■ GOAL: Copy nothing but the text: reproduce each line of the listing exactly and leave the pictures out.

________________________

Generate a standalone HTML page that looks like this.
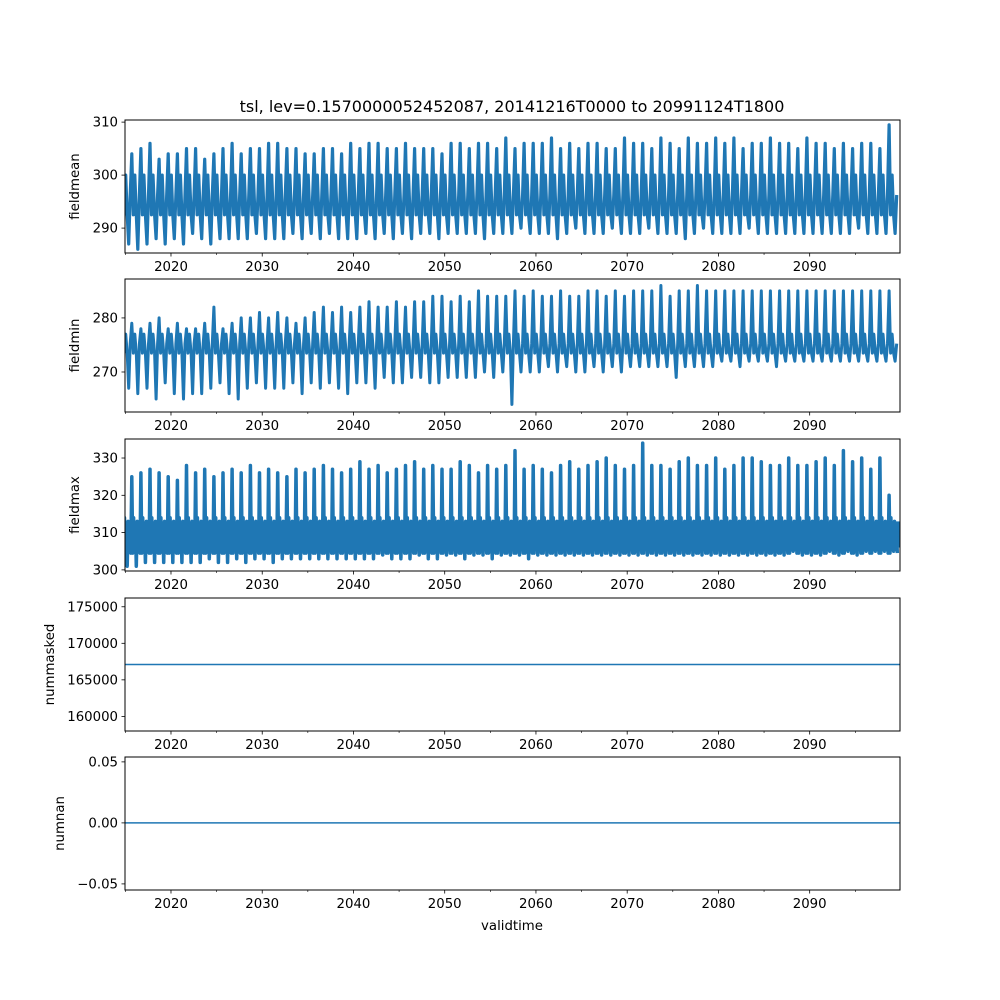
<!DOCTYPE html>
<html><head><meta charset="utf-8"><style>
body{margin:0;background:#fff;}
svg{display:block;font-family:"DejaVu Sans","Liberation Sans",sans-serif;}
</style></head><body>
<svg id="fig" width="1000" height="1000" viewBox="0 0 1000 1000">
<rect width="1000" height="1000" fill="#fff"/>
<text x="512" y="112" font-size="16" text-anchor="middle">tsl, lev=0.1570000052452087, 20141216T0000 to 20991124T1800</text>
<text x="512" y="930" font-size="13.3" text-anchor="middle">validtime</text>
</svg>
<script>
const startYear = 2015;
const meanMax = [302,304,305,306,303,304,304,305,305,303,304,305,306,304,305,305,306,306,305,305,304,304,305,305,304,306,305,306,306,305,305,306,305,305,305,304,306,306,305,306,306,305,307,305,306,306,306,307,305,306,305,306,306,305,305,307,306,306,305,307,306,305,307,306,306,307,306,307,305,306,306,307,306,306,305,307,306,306,305,306,305,306,306,305,309.5];
const meanMin = [287,286,287,288,287,288,287,289,288,287,288,288,288,288,289,288,288,288,289,288,289,288,289,288,288,288,289,288,289,288,289,288,289,289,288,289,289,289,289,288,289,289,289,290,289,289,289,288,289,290,289,289,289,290,289,289,289,290,289,289,289,288,289,290,289,289,289,289,290,289,289,289,289,289,289,289,289,289,289,289,290,289,289,289,289];
const minMax = [277,279,278,279,280,278,279,278,278,279,282,278,279,280,280,281,280,281,280,279,280,281,282,281,282,281,282,283,282,282,283,282,283,283,284,284,283,284,283,285,284,284,284,285,284,285,284,284,285,284,284,285,285,284,285,284,285,285,285,286,284,285,285,286,285,285,285,285,285,285,285,285,285,285,285,285,285,285,285,285,285,285,285,285,285];
const minMin = [267,266,267,265,268,266,265,266,266,267,268,266,265,267,268,267,267,267,268,266,268,267,268,267,266,268,268,267,269,268,268,269,269,268,268,269,269,269,269,270,269,270,264,270,270,270,271,270,271,270,270,271,270,271,270,271,271,271,271,271,269,271,271,271,271,272,272,271,272,272,272,271,272,272,272,272,272,272,272,272,272,272,272,272,272];
const maxMax = [320,325,326,327,326,325,324,328,326,327,325,326,327,326,328,326,327,326,325,327,326,327,328,327,326,327,329,327,328,326,327,328,329,327,328,327,327,329,328,326,328,327,328,332,327,328,327,326,328,329,327,328,329,330,328,327,328,334,328,328,327,329,330,328,328,330,327,328,330,330,329,328,328,330,328,328,329,330,328,332,329,330,327,330,320];
const maxMin = [301,301,302,302,302,302,302,302,302,303,302,302,303,302,303,303,302,303,303,303,303,303,303,303,303,303,303,303,304,303,303,303,304,303,303,304,304,303,304,304,303,304,304,304,303,304,304,304,304,304,304,304,304,304,304,304,304,304,304,304,304,304,304,304,304,304,304,304,304,304,304,304,304,305,304,304,304,305,304,305,304,305,305,305,305];
const meanSecondary = [300,292.5];
const minSecondary = [277,273.5];
const maxSecondary = [314,304.5];
const nummaskedValue = [167100];
const numnanValue = [0];
const xTicks = [2020,2030,2040,2050,2060,2070,2080,2090];
const xMinor = [2015,2025,2035,2045,2055,2065,2075,2085,2095];
const tStart = 2014.96, tEnd = 2099.9;

const NS = "http://www.w3.org/2000/svg";
const svg = document.getElementById('fig');
const L = 125, R = 900;
const X = t => L + (t - tStart) / (tEnd - tStart) * (R - L);
function mk(tag, attrs, parent){const e=document.createElementNS(NS,tag);for(const k in attrs)e.setAttribute(k,attrs[k]);(parent||svg).appendChild(e);return e;}

const panels = [
 {name:'fieldmean', top:120, bot:253, y0:285.3, y1:310.4, ticks:[290,300,310], fmt:v=>v, hi:meanMax, lo:meanMin, sec:meanSecondary, sw:3.2},
 {name:'fieldmin', top:279, bot:412, y0:262.6, y1:287.2, ticks:[270,280], fmt:v=>v, hi:minMax, lo:minMin, sec:minSecondary, sw:3},
 {name:'fieldmax', top:439, bot:571, y0:299.7, y1:335.1, ticks:[300,310,320,330], fmt:v=>v, hi:maxMax, lo:maxMin, sec:maxSecondary, sw:3.5, dense:true},
 {name:'nummasked', top:598, bot:731, y0:158000, y1:176200, ticks:[160000,165000,170000,175000], fmt:v=>v, flat:nummaskedValue},
 {name:'numnan', top:757, bot:890, y0:-0.055, y1:0.054, ticks:[-0.05,0,0.05], fmt:v=>v.toFixed(2).replace('-','\u2212'), flat:numnanValue}
];

panels.forEach((p,pi)=>{
  const Y = v => p.bot - (v - p.y0)/(p.y1 - p.y0)*(p.bot - p.top);
  const g = mk('g',{});
  
  
  const cid = 'clip'+pi;
  const cp = mk('clipPath',{id:cid}, g);
  mk('rect',{x:L,y:p.top,width:R-L,height:p.bot-p.top},cp);
  if (p.hi) {
    const pts=[];
    p.hi.forEach((h,i)=>{
      const t = startYear + i - 0.3;
      const m = p.lo[i];
      let seq;
      if (p.dense) seq = [h, p.sec[1], p.sec[0], p.sec[1]+1, p.sec[0]-2, m, p.sec[0]-1, p.sec[1]+1, p.sec[0]-3, p.sec[1]];
      else seq = [h, p.sec[1], p.sec[0], p.sec[1], m, p.sec[1]+(p.sec[0]-p.sec[1])*0.5];
      seq.forEach((v,k)=>pts.push([X(t + k/seq.length), Y(v)]));
    });
    const d = pts.map(q=>q[0].toFixed(1)+','+q[1].toFixed(1)).join(' ');
    if (p.dense) {
      const band = mk('rect',{x:L,y:Y(p.sec[0]-1),width:R-L,height:Y(p.sec[1]+1.5)-Y(p.sec[0]-1),fill:'#1f77b4'},g);
      
      
    }
    const poly = mk('polyline',{points:d,fill:'none',stroke:'#1f77b4','stroke-width':p.sw,'stroke-linejoin':'round','clip-path':'url(#'+cid+')'},g);
    
    
  } else {
    const ln = mk('line',{x1:L,x2:R,y1:Y(p.flat[0]),y2:Y(p.flat[0]),stroke:'#1f77b4','stroke-width':1.5},g);
    
    
  }
  const frame = mk('rect',{x:L,y:p.top,width:R-L,height:p.bot-p.top,fill:'none',stroke:'#000','stroke-width':1},g);
  
  
  p.ticks.forEach(v=>{
    const y = Y(v);
    mk('line',{x1:L-3.5,x2:L,y1:y,y2:y,stroke:'#000','stroke-width':0.8},g);
    const tx = mk('text',{x:L-7,y:y+4.5,'font-size':13.3,'text-anchor':'end'},g);
    tx.textContent = p.fmt(v);
    
    
  });
  xTicks.forEach(v=>{
    const x = X(v);
    mk('line',{x1:x,x2:x,y1:p.bot,y2:p.bot+3.5,stroke:'#000','stroke-width':0.8},g);
    const tx = mk('text',{x:x,y:p.bot+18,'font-size':13.3,'text-anchor':'middle'},g);
    tx.textContent = v;
    
    
  });
  xMinor.forEach(v=>{
    const x = X(v);
    mk('line',{x1:x,x2:x,y1:p.bot,y2:p.bot+2,stroke:'#000','stroke-width':0.6},g);
  });
  const yl = mk('text',{x:0,y:0,'font-size':13.3,'text-anchor':'middle',transform:'translate('+(p.name==='nummasked'?54:(p.name==='numnan'?64:79))+','+((p.top+p.bot)/2)+') rotate(-90)'},g);
  yl.textContent = p.name;
  
  
});
</script>
</body></html>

________________________

■ WRITTEN RESPONSE:
Generate a standalone HTML page that looks like this.
<!DOCTYPE html>
<html><head><meta charset="utf-8"><style>
body{margin:0;background:#fff;}
svg{display:block;font-family:"DejaVu Sans","Liberation Sans",sans-serif;}
</style></head><body>
<svg id="fig" width="1000" height="1000" viewBox="0 0 1000 1000">
<rect width="1000" height="1000" fill="#fff"/>
<text x="512" y="112" font-size="16" text-anchor="middle">tsl, lev=0.1570000052452087, 20141216T0000 to 20991124T1800</text>
<text x="512" y="930" font-size="13.3" text-anchor="middle">validtime</text>
</svg>
<script>
const startYear = 2015;
const meanMax = [302,304,305,306,303,304,304,305,305,303,304,305,306,304,305,305,306,306,305,305,304,304,305,305,304,306,305,306,306,305,305,306,305,305,305,304,306,306,305,306,306,305,307,305,306,306,306,307,305,306,305,306,306,305,305,307,306,306,305,307,306,305,307,306,306,307,306,307,305,306,306,307,306,306,305,307,306,306,305,306,305,306,306,305,309.5];
const meanMin = [287,286,287,288,287,288,287,289,288,287,288,288,288,288,289,288,288,288,289,288,289,288,289,288,288,288,289,288,289,288,289,288,289,289,288,289,289,289,289,288,289,289,289,290,289,289,289,288,289,290,289,289,289,290,289,289,289,290,289,289,289,288,289,290,289,289,289,289,290,289,289,289,289,289,289,289,289,289,289,289,290,289,289,289,289];
const minMax = [277,279,278,279,280,278,279,278,278,279,282,278,279,280,280,281,280,281,280,279,280,281,282,281,282,281,282,283,282,282,283,282,283,283,284,284,283,284,283,285,284,284,284,285,284,285,284,284,285,284,284,285,285,284,285,284,285,285,285,286,284,285,285,286,285,285,285,285,285,285,285,285,285,285,285,285,285,285,285,285,285,285,285,285,285];
const minMin = [267,266,267,265,268,266,265,266,266,267,268,266,265,267,268,267,267,267,268,266,268,267,268,267,266,268,268,267,269,268,268,269,269,268,268,269,269,269,269,270,269,270,264,270,270,270,271,270,271,270,270,271,270,271,270,271,271,271,271,271,269,271,271,271,271,272,272,271,272,272,272,271,272,272,272,272,272,272,272,272,272,272,272,272,272];
const maxMax = [320,325,326,327,326,325,324,328,326,327,325,326,327,326,328,326,327,326,325,327,326,327,328,327,326,327,329,327,328,326,327,328,329,327,328,327,327,329,328,326,328,327,328,332,327,328,327,326,328,329,327,328,329,330,328,327,328,334,328,328,327,329,330,328,328,330,327,328,330,330,329,328,328,330,328,328,329,330,328,332,329,330,327,330,320];
const maxMin = [301,301,302,302,302,302,302,302,302,303,302,302,303,302,303,303,302,303,303,303,303,303,303,303,303,303,303,303,304,303,303,303,304,303,303,304,304,303,304,304,303,304,304,304,303,304,304,304,304,304,304,304,304,304,304,304,304,304,304,304,304,304,304,304,304,304,304,304,304,304,304,304,304,305,304,304,304,305,304,305,304,305,305,305,305];
const meanSecondary = [300,292.5];
const minSecondary = [277,273.5];
const maxSecondary = [314,304.5];
const nummaskedValue = [167100];
const numnanValue = [0];
const xTicks = [2020,2030,2040,2050,2060,2070,2080,2090];
const xMinor = [2015,2025,2035,2045,2055,2065,2075,2085,2095];
const tStart = 2014.96, tEnd = 2099.9;

const NS = "http://www.w3.org/2000/svg";
const svg = document.getElementById('fig');
const L = 125, R = 900;
const X = t => L + (t - tStart) / (tEnd - tStart) * (R - L);
function mk(tag, attrs, parent){const e=document.createElementNS(NS,tag);for(const k in attrs)e.setAttribute(k,attrs[k]);(parent||svg).appendChild(e);return e;}

const panels = [
 {name:'fieldmean', top:120, bot:253, y0:285.3, y1:310.4, ticks:[290,300,310], fmt:v=>v, hi:meanMax, lo:meanMin, sec:meanSecondary, sw:3.2},
 {name:'fieldmin', top:279, bot:412, y0:262.6, y1:287.2, ticks:[270,280], fmt:v=>v, hi:minMax, lo:minMin, sec:minSecondary, sw:3},
 {name:'fieldmax', top:439, bot:571, y0:299.7, y1:335.1, ticks:[300,310,320,330], fmt:v=>v, hi:maxMax, lo:maxMin, sec:maxSecondary, sw:3.5, dense:true},
 {name:'nummasked', top:598, bot:731, y0:158000, y1:176200, ticks:[160000,165000,170000,175000], fmt:v=>v, flat:nummaskedValue},
 {name:'numnan', top:757, bot:890, y0:-0.055, y1:0.054, ticks:[-0.05,0,0.05], fmt:v=>v.toFixed(2).replace('-','\u2212'), flat:numnanValue}
];

panels.forEach((p,pi)=>{
  const Y = v => p.bot - (v - p.y0)/(p.y1 - p.y0)*(p.bot - p.top);
  const g = mk('g',{});
  
  
  const cid = 'clip'+pi;
  const cp = mk('clipPath',{id:cid}, g);
  mk('rect',{x:L,y:p.top,width:R-L,height:p.bot-p.top},cp);
  if (p.hi) {
    const pts=[];
    p.hi.forEach((h,i)=>{
      const t = startYear + i - 0.3;
      const m = p.lo[i];
      let seq;
      if (p.dense) seq = [h, p.sec[1], p.sec[0], p.sec[1]+1, p.sec[0]-2, m, p.sec[0]-1, p.sec[1]+1, p.sec[0]-3, p.sec[1]];
      else seq = [h, p.sec[1], p.sec[0], p.sec[1], m, p.sec[1]+(p.sec[0]-p.sec[1])*0.5];
      seq.forEach((v,k)=>pts.push([X(t + k/seq.length), Y(v)]));
    });
    const d = pts.map(q=>q[0].toFixed(1)+','+q[1].toFixed(1)).join(' ');
    if (p.dense) {
      const band = mk('rect',{x:L,y:Y(p.sec[0]-1),width:R-L,height:Y(p.sec[1]+1.5)-Y(p.sec[0]-1),fill:'#1f77b4'},g);
      
      
    }
    const poly = mk('polyline',{points:d,fill:'none',stroke:'#1f77b4','stroke-width':p.sw,'stroke-linejoin':'round','clip-path':'url(#'+cid+')'},g);
    
    
  } else {
    const ln = mk('line',{x1:L,x2:R,y1:Y(p.flat[0]),y2:Y(p.flat[0]),stroke:'#1f77b4','stroke-width':1.5},g);
    
    
  }
  const frame = mk('rect',{x:L,y:p.top,width:R-L,height:p.bot-p.top,fill:'none',stroke:'#000','stroke-width':1},g);
  
  
  p.ticks.forEach(v=>{
    const y = Y(v);
    mk('line',{x1:L-3.5,x2:L,y1:y,y2:y,stroke:'#000','stroke-width':0.8},g);
    const tx = mk('text',{x:L-7,y:y+4.5,'font-size':13.3,'text-anchor':'end'},g);
    tx.textContent = p.fmt(v);
    
    
  });
  xTicks.forEach(v=>{
    const x = X(v);
    mk('line',{x1:x,x2:x,y1:p.bot,y2:p.bot+3.5,stroke:'#000','stroke-width':0.8},g);
    const tx = mk('text',{x:x,y:p.bot+18,'font-size':13.3,'text-anchor':'middle'},g);
    tx.textContent = v;
    
    
  });
  xMinor.forEach(v=>{
    const x = X(v);
    mk('line',{x1:x,x2:x,y1:p.bot,y2:p.bot+2,stroke:'#000','stroke-width':0.6},g);
  });
  const yl = mk('text',{x:0,y:0,'font-size':13.3,'text-anchor':'middle',transform:'translate('+(p.name==='nummasked'?54:(p.name==='numnan'?64:79))+','+((p.top+p.bot)/2)+') rotate(-90)'},g);
  yl.textContent = p.name;
  
  
});
</script>
</body></html>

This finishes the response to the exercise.